[begin Given data]

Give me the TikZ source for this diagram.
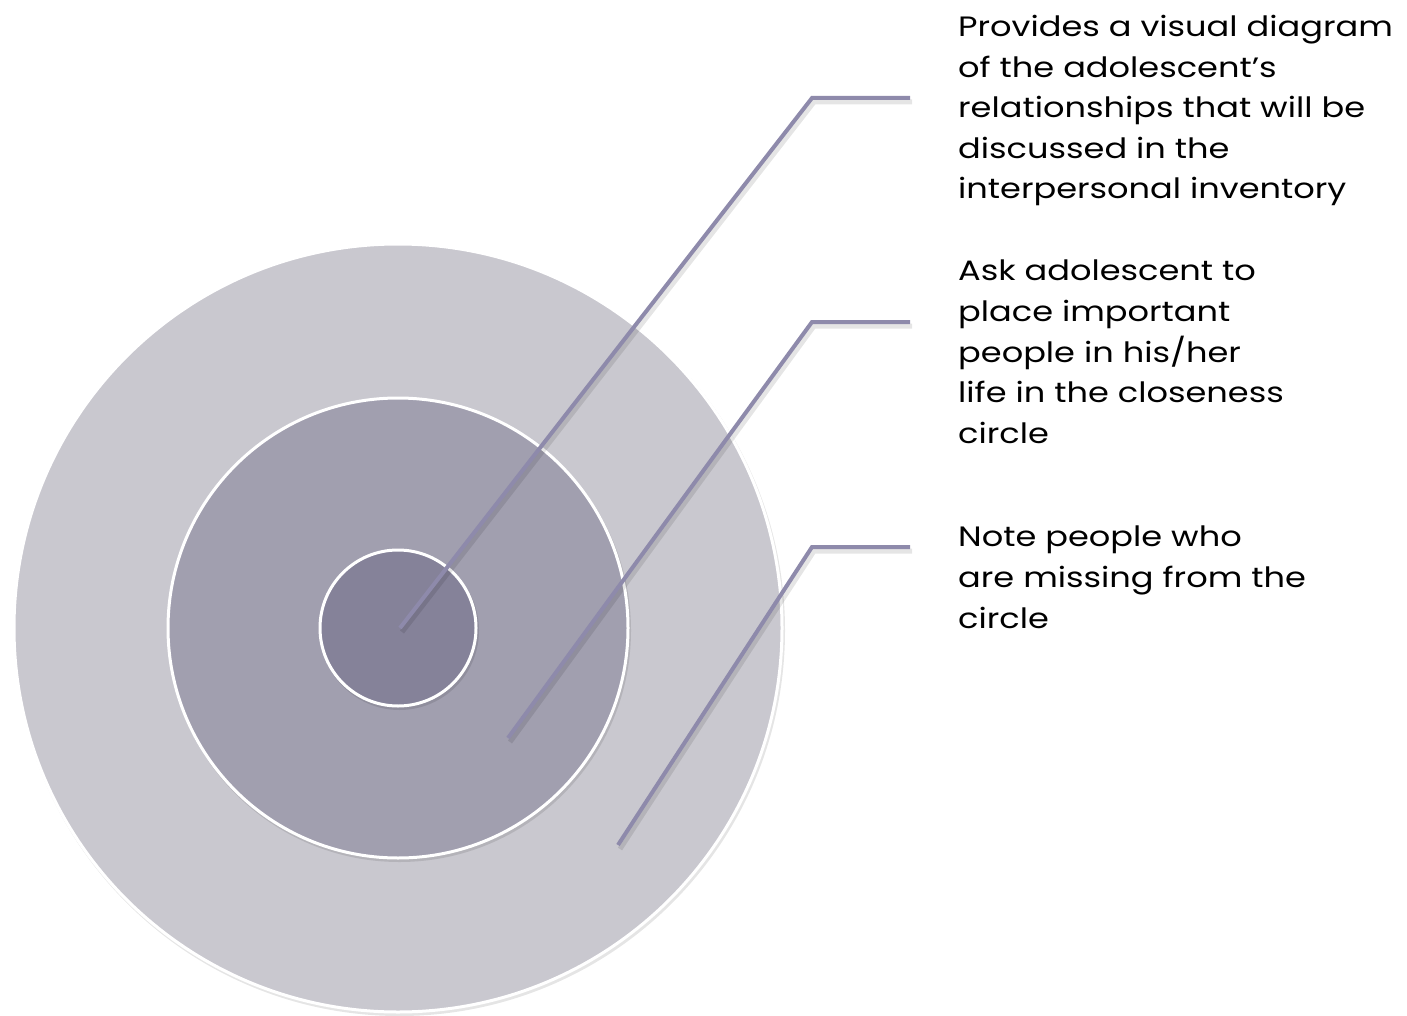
\documentclass[tikz,border=0pt]{standalone}
\usepackage{fontspec}
\setmainfont{Poppins}[FakeStretch=1.2]
\begin{document}
\begin{tikzpicture}[x=1pt,y=-1pt,
  ring/.style={circle, draw=white, line width=3pt, inner sep=0pt},
  ringshadow/.style={circle, fill=black, opacity=0.10, inner sep=0pt},
  leader/.style={draw=leadercol, line width=4pt, line cap=butt, line join=miter},
  leadershadow/.style={draw=black, opacity=0.10, line width=5pt},
  note/.style={anchor=north west, inner sep=0pt, align=left, font=\fontsize{28}{40.6}\selectfont, text=black}
]
\definecolor{outercol}{HTML}{C9C8CF}
\definecolor{midcol}{HTML}{A19FAF}
\definecolor{innercol}{HTML}{858299}
\definecolor{leadercol}{HTML}{8E8AAB}
\useasboundingbox (0,0) rectangle (1407,1016);
% shadows
\node[ringshadow, minimum size=771pt] at (399.5,630.5) {};
\node[ring, fill=outercol, minimum size=768pt] (outer) at (398,628) {};
\node[ringshadow, minimum size=463pt] at (399.5,630.5) {};
\node[ring, fill=midcol, minimum size=460pt] (mid) at (398,628) {};
\node[ringshadow, minimum size=159pt] at (399.5,630.5) {};
\node[ring, fill=innercol, minimum size=156pt] (inner) at (398,628) {};
% leader points
\coordinate (p1) at (400,628);
\coordinate (k1) at (812,98);
\coordinate (e1) at (910,98);
\coordinate (p2) at (508,738);
\coordinate (k2) at (812,322);
\coordinate (e2) at (910,322);
\coordinate (p3) at (618,845);
\coordinate (k3) at (812,547);
\coordinate (e3) at (910,547);
\foreach \i in {1,2,3}{
  \draw[leadershadow] ([shift={(2,4)}]p\i) -- ([shift={(2,4)}]k\i) -- ([shift={(2,4)}]e\i);
  \draw[leader] (p\i) -- (k\i) -- (e\i);
}
% texts
\node[note] (t1) at (958,15) {Provides a visual diagram\\of the adolescent’s\\relationships that will be\\discussed in the\\interpersonal inventory};
\node[note] (t2) at (958,260) {Ask adolescent to\\place important\\people in his/her\\life in the closeness\\circle};
\node[note] (t3) at (958,526) {Note people who\\are missing from the\\circle};
\end{tikzpicture}
\end{document}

[end Given data]

How many lines in the listing above contain the string "diagram"? Answer with the number only.

Written solution:
2